## What is being asked
Copy all lines below containing "this".

## Data section
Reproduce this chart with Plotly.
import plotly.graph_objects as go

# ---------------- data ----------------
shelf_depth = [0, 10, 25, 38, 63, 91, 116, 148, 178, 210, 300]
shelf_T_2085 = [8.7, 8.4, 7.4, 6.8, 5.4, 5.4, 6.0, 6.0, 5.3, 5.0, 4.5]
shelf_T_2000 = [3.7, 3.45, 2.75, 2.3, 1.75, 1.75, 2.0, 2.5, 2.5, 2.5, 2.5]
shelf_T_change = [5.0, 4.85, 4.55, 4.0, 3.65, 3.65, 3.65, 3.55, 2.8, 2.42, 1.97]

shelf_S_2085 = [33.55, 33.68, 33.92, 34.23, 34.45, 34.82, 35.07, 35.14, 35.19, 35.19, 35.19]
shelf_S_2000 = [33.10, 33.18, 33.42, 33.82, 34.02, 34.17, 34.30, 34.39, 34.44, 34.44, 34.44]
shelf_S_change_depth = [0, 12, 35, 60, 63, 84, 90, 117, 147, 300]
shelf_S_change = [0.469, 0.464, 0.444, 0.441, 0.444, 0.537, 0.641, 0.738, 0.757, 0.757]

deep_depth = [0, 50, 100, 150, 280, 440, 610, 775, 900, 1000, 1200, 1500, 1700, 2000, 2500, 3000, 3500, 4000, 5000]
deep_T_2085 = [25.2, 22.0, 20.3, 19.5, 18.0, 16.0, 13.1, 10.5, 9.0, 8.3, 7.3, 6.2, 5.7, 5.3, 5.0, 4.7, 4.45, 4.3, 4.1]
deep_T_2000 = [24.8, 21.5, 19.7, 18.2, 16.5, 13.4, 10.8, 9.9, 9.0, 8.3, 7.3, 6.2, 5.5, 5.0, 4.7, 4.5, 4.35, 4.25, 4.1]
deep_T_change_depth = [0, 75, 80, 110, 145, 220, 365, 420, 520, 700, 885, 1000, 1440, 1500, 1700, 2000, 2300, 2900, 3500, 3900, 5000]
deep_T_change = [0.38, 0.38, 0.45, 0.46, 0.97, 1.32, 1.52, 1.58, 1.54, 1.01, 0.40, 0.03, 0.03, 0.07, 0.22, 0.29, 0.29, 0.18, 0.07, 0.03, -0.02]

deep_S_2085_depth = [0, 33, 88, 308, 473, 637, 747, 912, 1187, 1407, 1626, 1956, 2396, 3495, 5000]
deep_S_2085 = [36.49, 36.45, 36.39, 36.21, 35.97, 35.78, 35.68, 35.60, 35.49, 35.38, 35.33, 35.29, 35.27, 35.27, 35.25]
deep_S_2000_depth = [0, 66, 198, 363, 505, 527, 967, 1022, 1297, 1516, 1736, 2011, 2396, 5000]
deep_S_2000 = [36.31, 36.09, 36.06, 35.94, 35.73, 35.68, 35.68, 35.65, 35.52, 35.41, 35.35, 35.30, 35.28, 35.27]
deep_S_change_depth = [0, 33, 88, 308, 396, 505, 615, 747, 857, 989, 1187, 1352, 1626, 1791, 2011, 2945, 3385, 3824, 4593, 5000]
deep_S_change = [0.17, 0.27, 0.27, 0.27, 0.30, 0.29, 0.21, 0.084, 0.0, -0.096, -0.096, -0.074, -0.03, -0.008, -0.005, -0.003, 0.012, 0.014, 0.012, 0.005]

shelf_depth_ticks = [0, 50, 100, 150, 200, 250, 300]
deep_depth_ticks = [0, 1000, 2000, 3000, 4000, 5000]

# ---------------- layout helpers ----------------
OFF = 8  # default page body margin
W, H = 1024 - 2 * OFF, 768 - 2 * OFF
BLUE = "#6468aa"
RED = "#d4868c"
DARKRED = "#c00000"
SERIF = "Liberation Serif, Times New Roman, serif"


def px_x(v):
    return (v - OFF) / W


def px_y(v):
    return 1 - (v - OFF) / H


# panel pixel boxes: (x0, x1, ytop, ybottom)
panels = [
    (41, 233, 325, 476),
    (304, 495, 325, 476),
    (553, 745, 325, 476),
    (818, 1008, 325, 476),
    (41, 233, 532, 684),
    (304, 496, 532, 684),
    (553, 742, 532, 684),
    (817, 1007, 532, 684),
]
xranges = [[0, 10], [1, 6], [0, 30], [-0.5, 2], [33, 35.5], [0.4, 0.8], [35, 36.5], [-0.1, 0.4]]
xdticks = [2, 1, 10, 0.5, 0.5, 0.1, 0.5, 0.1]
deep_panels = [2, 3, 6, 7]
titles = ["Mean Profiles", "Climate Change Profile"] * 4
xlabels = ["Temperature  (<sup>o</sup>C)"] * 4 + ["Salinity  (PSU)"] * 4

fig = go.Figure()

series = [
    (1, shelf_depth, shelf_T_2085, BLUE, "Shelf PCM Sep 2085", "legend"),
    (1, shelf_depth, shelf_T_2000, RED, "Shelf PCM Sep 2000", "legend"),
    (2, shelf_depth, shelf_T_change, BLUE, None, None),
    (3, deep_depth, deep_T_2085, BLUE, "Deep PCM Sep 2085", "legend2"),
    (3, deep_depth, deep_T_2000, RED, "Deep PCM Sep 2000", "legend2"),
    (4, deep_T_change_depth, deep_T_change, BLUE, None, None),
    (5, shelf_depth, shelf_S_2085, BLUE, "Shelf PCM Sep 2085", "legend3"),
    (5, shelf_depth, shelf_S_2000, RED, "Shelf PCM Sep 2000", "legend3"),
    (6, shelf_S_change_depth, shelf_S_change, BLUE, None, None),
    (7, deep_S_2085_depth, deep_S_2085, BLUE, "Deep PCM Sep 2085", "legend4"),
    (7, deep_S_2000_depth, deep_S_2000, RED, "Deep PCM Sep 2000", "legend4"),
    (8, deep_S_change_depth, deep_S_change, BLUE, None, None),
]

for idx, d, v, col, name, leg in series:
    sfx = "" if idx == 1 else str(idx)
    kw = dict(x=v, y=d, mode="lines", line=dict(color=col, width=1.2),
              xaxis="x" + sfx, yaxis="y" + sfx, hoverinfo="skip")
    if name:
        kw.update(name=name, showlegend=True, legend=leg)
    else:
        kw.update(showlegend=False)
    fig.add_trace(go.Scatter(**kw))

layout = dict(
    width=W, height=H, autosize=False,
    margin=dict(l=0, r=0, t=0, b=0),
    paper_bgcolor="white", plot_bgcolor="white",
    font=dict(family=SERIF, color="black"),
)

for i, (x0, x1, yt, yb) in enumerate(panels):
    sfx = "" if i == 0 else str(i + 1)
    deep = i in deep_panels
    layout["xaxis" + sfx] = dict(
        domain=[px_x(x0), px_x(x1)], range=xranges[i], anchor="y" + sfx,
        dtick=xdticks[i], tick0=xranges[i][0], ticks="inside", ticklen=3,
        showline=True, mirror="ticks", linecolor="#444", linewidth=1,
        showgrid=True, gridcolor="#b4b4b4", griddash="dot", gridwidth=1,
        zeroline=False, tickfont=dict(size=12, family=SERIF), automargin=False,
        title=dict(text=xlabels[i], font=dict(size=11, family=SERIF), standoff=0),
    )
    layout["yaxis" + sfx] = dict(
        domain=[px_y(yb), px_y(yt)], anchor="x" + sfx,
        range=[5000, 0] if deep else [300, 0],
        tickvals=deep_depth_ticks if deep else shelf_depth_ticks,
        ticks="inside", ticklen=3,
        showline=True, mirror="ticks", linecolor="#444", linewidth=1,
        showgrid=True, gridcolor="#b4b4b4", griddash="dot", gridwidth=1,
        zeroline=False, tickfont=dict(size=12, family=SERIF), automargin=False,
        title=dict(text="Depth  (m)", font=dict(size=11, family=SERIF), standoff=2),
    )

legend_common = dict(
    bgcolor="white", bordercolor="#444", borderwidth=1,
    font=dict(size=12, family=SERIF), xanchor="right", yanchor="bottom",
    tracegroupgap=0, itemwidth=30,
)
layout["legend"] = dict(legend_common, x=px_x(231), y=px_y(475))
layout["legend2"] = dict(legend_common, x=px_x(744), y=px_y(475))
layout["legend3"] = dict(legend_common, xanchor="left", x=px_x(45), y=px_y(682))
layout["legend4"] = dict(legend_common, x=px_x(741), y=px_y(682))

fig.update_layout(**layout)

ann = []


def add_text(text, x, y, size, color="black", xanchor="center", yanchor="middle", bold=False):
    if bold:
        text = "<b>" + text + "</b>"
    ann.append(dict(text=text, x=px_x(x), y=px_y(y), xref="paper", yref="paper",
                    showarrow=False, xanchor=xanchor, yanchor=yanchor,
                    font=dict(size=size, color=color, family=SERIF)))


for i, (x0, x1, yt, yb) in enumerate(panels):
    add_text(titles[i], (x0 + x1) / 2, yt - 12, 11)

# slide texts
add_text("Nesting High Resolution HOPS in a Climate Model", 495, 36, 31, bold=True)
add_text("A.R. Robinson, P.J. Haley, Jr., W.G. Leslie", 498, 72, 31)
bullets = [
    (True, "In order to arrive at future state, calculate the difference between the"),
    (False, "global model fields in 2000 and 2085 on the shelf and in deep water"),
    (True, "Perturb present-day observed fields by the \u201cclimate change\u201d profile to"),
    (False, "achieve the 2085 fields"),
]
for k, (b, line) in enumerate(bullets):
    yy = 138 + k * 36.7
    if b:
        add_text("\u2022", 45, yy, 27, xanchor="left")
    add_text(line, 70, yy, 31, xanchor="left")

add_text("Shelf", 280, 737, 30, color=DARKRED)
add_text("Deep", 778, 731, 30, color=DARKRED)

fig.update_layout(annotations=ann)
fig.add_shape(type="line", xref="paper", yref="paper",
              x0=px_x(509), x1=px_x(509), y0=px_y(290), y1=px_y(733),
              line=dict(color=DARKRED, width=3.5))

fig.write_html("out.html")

...

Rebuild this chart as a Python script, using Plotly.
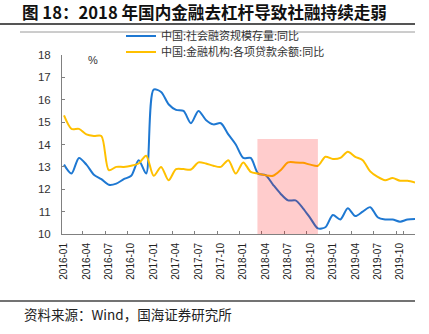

...

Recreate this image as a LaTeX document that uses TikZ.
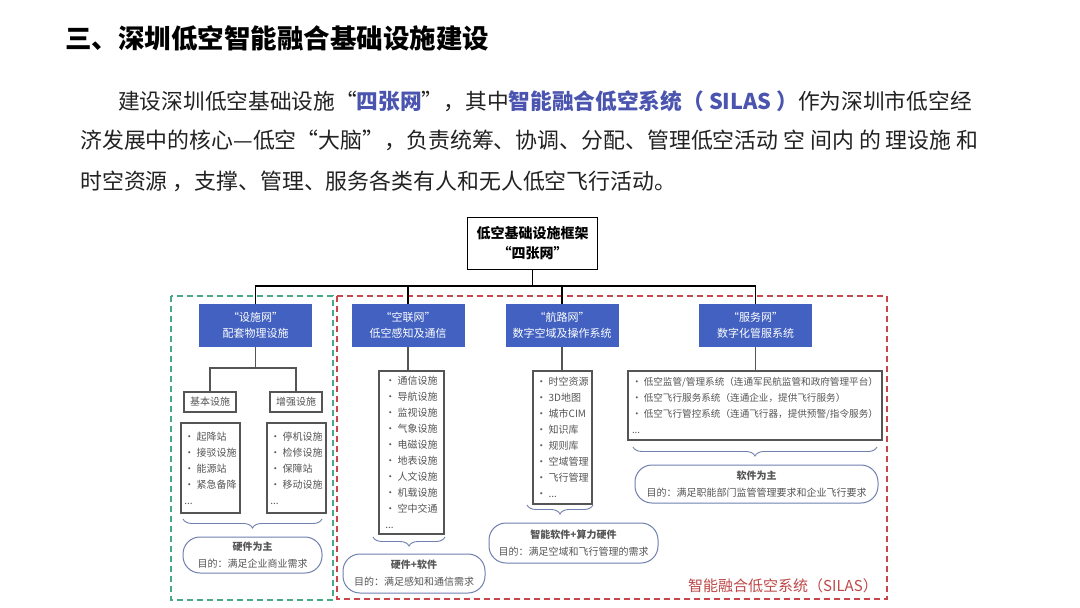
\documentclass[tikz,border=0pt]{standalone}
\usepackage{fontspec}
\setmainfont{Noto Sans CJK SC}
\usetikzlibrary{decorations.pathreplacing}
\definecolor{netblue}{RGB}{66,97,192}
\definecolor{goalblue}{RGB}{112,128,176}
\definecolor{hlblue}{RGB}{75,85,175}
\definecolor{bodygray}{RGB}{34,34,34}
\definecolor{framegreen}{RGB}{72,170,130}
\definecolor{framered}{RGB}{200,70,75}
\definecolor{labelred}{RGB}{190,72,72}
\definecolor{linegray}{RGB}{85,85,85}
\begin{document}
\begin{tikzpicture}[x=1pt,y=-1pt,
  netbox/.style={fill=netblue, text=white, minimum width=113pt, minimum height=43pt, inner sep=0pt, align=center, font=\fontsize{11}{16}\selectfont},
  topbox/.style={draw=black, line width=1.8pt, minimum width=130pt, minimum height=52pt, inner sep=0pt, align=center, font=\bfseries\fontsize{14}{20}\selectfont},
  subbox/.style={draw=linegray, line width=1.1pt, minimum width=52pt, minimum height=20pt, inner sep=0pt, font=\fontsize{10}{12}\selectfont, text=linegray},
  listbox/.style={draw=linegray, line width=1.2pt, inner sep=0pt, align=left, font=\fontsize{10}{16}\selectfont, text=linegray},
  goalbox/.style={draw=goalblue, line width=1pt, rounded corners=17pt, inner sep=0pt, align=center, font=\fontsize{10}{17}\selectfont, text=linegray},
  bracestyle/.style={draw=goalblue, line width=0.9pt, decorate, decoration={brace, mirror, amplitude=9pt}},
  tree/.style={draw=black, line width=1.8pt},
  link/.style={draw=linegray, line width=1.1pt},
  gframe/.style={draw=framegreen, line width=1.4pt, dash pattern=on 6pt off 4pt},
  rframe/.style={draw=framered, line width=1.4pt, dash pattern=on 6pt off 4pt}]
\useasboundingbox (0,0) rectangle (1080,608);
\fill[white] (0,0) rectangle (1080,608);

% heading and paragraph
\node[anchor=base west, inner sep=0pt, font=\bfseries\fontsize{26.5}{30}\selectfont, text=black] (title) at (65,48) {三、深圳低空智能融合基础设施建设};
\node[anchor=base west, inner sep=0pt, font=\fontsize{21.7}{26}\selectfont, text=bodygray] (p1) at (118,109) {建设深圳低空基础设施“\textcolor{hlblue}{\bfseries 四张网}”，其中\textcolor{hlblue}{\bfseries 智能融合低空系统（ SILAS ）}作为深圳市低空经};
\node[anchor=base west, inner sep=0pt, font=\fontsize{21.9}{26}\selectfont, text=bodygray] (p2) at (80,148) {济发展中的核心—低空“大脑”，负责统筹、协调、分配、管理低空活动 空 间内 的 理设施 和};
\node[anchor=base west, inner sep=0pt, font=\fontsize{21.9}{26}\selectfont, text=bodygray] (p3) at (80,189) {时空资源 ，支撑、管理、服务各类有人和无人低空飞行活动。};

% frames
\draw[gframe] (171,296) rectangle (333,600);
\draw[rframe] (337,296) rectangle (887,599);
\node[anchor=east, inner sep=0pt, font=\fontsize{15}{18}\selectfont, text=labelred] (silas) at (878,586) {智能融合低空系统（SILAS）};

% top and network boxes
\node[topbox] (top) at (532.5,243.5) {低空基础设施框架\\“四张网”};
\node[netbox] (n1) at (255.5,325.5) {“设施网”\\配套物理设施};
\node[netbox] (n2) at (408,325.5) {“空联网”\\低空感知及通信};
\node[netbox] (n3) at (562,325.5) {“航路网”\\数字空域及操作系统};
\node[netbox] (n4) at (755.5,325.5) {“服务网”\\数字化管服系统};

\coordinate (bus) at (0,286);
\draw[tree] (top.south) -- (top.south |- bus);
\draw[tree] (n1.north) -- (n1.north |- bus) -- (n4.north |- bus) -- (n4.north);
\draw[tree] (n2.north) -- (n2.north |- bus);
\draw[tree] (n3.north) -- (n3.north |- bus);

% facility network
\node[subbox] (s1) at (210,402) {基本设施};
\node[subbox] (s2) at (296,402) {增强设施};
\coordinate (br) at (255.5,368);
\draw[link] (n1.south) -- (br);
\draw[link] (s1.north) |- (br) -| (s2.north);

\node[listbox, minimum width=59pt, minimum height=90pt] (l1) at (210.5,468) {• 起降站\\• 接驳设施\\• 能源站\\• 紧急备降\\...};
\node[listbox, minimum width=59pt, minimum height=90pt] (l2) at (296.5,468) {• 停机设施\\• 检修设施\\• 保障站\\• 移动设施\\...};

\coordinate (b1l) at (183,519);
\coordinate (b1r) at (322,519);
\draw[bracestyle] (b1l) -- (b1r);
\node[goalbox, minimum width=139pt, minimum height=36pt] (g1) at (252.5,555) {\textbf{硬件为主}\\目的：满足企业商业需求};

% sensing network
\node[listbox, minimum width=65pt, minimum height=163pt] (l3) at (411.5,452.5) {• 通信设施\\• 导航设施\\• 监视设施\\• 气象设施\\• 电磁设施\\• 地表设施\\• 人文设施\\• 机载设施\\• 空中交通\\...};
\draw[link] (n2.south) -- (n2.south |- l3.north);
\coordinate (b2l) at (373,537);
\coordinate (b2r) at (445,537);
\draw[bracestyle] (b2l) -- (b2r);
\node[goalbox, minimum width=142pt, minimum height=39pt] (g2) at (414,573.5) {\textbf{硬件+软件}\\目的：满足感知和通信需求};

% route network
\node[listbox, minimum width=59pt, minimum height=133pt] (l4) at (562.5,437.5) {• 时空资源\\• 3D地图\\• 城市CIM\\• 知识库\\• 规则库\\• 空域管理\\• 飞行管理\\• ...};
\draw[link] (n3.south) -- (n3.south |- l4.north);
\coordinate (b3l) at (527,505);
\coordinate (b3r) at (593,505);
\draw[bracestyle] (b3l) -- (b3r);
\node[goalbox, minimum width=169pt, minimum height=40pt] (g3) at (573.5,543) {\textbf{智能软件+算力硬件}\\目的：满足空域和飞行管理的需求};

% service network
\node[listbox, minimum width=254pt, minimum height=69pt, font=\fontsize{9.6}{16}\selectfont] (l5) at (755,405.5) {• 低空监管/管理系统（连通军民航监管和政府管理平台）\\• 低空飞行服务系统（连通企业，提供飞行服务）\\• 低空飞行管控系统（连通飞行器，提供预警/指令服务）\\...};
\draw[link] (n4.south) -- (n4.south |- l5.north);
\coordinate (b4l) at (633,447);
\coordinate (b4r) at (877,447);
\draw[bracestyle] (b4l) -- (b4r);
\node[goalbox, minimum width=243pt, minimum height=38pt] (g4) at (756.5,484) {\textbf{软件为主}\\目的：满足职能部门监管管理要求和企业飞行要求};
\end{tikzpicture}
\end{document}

## Answer to the exercise
Reproduce this chart with Plotly.
Rebuild this chart as a Python script, using Plotly.
Recreate this image as a LaTeX document that uses TikZ.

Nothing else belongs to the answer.